• [Directions for this task] Copy out every line in which the string "with" occurs.

--- start ---

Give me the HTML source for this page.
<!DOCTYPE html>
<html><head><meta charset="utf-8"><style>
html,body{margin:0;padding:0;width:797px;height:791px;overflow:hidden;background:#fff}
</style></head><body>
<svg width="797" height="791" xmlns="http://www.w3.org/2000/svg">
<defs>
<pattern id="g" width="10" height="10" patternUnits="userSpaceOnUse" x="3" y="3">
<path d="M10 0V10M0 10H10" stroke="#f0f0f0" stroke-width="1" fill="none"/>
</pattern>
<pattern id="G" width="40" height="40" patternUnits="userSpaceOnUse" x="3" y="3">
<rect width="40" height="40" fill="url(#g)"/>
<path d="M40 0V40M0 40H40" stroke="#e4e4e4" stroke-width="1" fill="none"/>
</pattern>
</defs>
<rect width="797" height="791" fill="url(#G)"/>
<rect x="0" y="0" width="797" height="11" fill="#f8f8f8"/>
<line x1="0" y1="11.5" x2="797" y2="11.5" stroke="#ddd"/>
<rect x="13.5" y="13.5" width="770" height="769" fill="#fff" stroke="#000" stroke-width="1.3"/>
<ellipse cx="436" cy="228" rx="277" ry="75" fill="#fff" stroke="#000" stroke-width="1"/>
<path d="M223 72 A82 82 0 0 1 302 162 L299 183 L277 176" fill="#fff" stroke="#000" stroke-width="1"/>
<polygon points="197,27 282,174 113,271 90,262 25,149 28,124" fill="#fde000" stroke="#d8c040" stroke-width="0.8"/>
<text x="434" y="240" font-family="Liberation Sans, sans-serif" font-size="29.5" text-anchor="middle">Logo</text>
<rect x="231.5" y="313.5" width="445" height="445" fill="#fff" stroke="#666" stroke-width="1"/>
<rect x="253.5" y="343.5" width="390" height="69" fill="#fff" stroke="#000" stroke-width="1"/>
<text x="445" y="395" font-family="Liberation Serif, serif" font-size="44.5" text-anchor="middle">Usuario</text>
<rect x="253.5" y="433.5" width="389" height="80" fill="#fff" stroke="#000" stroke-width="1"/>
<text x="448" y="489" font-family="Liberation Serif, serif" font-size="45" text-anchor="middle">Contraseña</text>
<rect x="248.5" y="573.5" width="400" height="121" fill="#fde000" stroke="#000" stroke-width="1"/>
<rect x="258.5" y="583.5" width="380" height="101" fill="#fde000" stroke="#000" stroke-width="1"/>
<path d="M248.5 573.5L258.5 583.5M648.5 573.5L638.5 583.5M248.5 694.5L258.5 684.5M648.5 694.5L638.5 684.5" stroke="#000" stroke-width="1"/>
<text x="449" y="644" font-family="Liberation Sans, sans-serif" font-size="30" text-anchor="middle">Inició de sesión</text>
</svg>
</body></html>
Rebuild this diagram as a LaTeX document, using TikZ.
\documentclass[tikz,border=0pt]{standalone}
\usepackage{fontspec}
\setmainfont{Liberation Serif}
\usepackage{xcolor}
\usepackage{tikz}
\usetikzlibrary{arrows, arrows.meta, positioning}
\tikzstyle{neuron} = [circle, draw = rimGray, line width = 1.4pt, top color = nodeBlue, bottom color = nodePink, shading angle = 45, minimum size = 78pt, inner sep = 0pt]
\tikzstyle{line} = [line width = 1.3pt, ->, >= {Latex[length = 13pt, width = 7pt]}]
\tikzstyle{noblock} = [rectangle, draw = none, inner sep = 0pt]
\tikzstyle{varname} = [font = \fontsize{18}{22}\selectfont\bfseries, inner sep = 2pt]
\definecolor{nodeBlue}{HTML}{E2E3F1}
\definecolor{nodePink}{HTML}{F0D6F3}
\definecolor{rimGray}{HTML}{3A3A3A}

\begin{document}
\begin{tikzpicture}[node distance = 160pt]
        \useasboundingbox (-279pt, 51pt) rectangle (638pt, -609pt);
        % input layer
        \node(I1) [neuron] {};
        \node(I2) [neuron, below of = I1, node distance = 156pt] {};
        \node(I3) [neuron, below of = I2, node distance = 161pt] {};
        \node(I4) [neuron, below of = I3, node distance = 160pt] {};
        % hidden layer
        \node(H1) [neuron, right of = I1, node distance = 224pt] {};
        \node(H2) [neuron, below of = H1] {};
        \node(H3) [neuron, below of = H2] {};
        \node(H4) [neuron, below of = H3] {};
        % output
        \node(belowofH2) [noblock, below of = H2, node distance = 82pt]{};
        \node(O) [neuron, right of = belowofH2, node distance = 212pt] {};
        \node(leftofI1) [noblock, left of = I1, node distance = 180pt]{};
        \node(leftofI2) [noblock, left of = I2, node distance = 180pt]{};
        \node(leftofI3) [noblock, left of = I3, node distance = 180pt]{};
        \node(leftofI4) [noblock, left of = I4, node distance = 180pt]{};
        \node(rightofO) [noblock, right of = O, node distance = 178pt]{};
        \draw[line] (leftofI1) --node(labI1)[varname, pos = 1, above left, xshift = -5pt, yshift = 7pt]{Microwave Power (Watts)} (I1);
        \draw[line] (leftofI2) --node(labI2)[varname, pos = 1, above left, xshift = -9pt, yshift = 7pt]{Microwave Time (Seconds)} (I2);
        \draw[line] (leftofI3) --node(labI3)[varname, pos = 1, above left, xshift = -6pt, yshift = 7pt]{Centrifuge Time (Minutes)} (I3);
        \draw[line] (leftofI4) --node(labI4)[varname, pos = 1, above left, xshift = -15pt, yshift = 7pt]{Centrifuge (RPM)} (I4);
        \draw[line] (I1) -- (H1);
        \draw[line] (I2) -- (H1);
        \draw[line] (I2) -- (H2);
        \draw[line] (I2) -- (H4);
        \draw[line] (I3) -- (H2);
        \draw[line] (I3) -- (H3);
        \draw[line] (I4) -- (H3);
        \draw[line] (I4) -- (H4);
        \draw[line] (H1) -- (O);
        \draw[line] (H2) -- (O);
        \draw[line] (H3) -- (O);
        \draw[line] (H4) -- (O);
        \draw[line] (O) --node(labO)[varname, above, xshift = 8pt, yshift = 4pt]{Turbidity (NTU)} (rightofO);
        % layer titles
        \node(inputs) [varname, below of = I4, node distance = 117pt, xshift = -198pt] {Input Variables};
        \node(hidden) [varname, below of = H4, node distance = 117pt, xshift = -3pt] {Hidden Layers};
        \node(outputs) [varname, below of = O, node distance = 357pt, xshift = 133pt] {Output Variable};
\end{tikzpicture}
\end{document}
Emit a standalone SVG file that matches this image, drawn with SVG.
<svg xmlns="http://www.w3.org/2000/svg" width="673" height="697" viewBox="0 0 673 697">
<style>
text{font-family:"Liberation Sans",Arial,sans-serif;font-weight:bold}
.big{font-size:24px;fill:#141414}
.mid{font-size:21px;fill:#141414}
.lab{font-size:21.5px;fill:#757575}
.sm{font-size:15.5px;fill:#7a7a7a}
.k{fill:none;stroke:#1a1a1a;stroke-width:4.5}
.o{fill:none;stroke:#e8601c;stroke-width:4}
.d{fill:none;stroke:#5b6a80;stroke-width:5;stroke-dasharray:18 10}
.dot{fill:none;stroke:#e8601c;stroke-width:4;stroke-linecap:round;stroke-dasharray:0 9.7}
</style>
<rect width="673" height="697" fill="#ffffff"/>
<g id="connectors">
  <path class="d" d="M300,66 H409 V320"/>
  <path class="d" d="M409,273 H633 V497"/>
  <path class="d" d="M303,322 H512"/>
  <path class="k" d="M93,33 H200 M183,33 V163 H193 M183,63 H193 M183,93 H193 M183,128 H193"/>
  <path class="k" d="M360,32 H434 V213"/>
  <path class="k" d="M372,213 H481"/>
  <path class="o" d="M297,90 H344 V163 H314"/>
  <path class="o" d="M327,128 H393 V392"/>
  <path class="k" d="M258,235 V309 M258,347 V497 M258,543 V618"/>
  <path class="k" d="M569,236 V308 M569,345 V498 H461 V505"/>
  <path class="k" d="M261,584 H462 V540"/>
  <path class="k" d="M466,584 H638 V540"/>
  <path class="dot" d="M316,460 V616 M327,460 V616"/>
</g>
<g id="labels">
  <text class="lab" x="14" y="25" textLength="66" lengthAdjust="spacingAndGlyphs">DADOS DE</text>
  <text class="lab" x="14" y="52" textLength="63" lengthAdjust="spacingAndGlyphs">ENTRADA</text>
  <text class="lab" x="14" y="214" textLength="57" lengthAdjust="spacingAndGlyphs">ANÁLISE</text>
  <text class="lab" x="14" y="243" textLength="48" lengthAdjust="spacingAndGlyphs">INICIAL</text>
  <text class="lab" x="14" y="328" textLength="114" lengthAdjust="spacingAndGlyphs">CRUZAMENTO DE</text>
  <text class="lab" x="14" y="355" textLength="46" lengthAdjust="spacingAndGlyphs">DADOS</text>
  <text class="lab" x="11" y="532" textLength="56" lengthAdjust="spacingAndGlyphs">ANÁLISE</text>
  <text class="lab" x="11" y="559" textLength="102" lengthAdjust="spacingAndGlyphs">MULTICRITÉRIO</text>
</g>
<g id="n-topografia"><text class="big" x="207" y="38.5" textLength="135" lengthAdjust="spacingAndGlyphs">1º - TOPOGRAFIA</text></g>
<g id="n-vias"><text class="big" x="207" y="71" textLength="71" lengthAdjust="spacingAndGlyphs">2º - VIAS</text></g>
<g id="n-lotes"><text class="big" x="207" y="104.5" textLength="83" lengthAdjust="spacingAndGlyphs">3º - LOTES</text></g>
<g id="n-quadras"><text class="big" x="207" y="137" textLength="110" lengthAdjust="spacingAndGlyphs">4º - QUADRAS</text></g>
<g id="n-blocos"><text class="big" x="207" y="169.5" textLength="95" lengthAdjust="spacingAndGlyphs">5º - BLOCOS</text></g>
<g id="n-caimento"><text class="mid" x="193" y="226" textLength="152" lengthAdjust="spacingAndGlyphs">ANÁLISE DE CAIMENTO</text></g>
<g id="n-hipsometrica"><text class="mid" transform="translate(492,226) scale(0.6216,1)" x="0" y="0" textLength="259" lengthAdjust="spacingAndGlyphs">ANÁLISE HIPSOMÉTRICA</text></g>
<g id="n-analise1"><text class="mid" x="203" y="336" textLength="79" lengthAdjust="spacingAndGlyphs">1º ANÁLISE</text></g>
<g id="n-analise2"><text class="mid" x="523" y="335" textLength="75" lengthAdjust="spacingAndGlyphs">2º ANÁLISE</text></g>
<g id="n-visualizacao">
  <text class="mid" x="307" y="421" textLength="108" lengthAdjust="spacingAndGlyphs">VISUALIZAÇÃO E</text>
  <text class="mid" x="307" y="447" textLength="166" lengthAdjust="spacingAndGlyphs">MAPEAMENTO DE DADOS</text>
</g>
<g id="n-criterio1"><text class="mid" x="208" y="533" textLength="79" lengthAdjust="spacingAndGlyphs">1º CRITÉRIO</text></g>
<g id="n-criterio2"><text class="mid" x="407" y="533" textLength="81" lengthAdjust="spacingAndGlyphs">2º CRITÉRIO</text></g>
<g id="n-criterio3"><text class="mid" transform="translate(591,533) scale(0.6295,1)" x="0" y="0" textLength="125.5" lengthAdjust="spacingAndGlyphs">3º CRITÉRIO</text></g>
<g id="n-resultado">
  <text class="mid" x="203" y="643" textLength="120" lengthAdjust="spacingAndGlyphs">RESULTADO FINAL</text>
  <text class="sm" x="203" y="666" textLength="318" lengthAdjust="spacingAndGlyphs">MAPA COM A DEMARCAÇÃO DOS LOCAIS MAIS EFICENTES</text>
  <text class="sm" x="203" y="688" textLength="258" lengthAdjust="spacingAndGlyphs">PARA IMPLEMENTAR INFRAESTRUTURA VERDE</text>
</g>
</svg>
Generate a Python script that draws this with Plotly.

--- end ---

• [Response to this exercise]
Emit a standalone SVG file that matches this image, drawn with SVG.
Generate a Python script that draws this with Plotly.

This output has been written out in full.